Canadian Navy will Continue with Few Ships
No programme of Naval Construction Planned
Arms at Minimum
Dominion to Keep Land and Air Forces at Skeleton Strength
The Gazette, Montreal, Que., 2 January 1934
(By the Canadian Press)
Ottawa, January 1.—Canada contemplates no programme of naval construction for 1934, as so far as any Government policy concerns itself with matters of defence the Dominion will embark on no lines of expansion in any branch of the service it was learned here. The four destroyers and three minesweepers which constitute the Royal Canadian Navy will continue to do so; the skeleton strengths of the permanent force units will be so maintained, while whatever is done for the Royal Canadian Air Force will be in the way of replacement only.
Some years ago the naval branch of the Defence Department had under consideration the laying-up of the minesweepers and building some sloops of the Valerian class to take their place. The advent of the depression however, killed this project, and those 17-year-old drifters remained in commission.
Of the four drafted into service during the war and given names reminiscent of Canadian military achievement on the west front — "Ypres," "Festubert," "Thiepval," and "Armentieres" — three remain. Thiepval was lost in the Pacific seven years ago. Ypres has now become a "depot ship." Only Festubert and Armentieres continue active.
Two of Canada's destroyers, "Skeena" and "Saguenay," are at the top of their class as modern warships of that type. They are only three years old, as equipped with every modern device that makes for efficient vessels and are in every respect formidable men o'war. The others, "Champlain" and "Vancouver," are still technically on loan to this country from the Royal Navy, but the Admiralty said good-bye to them long ago and does not expect to get them back. They are 16 years old. Within the next three of four years plans will have to be drawn up for their replacement, and the likelihood is that this will be achieved by constructing two more destroyers of the Saguenay class.
Shortly after the war, the British Government presented Canada with a small flotilla comprising one light cruiser, "Aurora," and two destroyers, "Patriot" and "Patrician." The cruiser was laid up in 1922. The destroyers continued to serve until almost five years ago when they followed their parent ship to the scrap-heap.

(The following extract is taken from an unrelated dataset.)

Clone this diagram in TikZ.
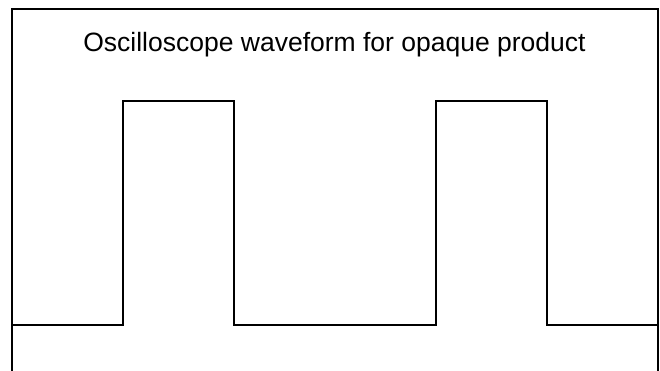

Canadian naval policy envisages a fleet owned, controlled and manned by Canadians. The first two elements are accomplished facts, the last is being gradually achieved, for the vast majority of the personnel are now natives of this country and, for the first time since naval activities assumed any importance in the Dominion, the Director of Naval Operations—Captain Percy W. Nelles, R.C.N.—is a Canadian.
Naval policy, however, does not by any means contemplate a "big" navy. It conforms to the resolution of the 1923 Imperial Conference which set forth that "the primary responsibility of each portion of the Empire represented at the conference is for its own local defence." A writer in a recent issue of an English military journal crystallized this in the following terms:
"With respect to the role of Canada's sea forces, it must be understood that whereas the security of her sea-borne commerce is recognized as a national responsibility, there are certain considerations which must not be lost sight of. At the outmost limits of the sea-lines of communication in the Mediterranean, Indian Ocean, South America or Africa, etc., an individual Canadian cargo is perhaps hard to find; but at the focal point of the cone, in the vicinity of Canadian waters, these cargoes become, so to speak, congested, and operation against Canadian trade in these limited areas would have an adverse effect on Canadian industry.
"It must be remembered, however, that Canada is peculiarly well situated. Geographically and strategically, vis-à-vis trans-oceanic power. Our vulnerable focal point lies 5,000 miles on one side and 3,000 miles on the other from any possible overseas adversary. In any maritime conflict it is difficult to conceive of any major forces of possible enemies being detached to attack Canadian trade at these distances, at its most vulnerable point. It is, of course, possible that minor or improvised forces might well be available for such an objective if no defences were maintained to oppose them."
Reduced to its simplest terms, this means that Canadian naval policy is to guard the sea-lanes which fan out from the mouth of the St. Lawrence, from Halifax and Saint John on the Atlantic, and from Victoria and Vancouver on the Pacific. Beyond that, naval responsibility is regarded as resting elsewhere.
Whether Canada's present forces are adequate to deal with whatever situation may arise that would demand a practical application of this policy is the concern of the naval experts working in collaboration with the Treasury Department. Warships are expensive, and Canada's financial resources are employed to their limit in taking care of railway deficits, interest on war loans and the national debt, unemployment relief, unbalanced budgets and the administrative services. Having regard to the demands of the Treasury for the maintenance of those features of national existence that are urgent and immediately necessary, any possibility of naval expansion in the near future is so remote as to be ruled out of the picture.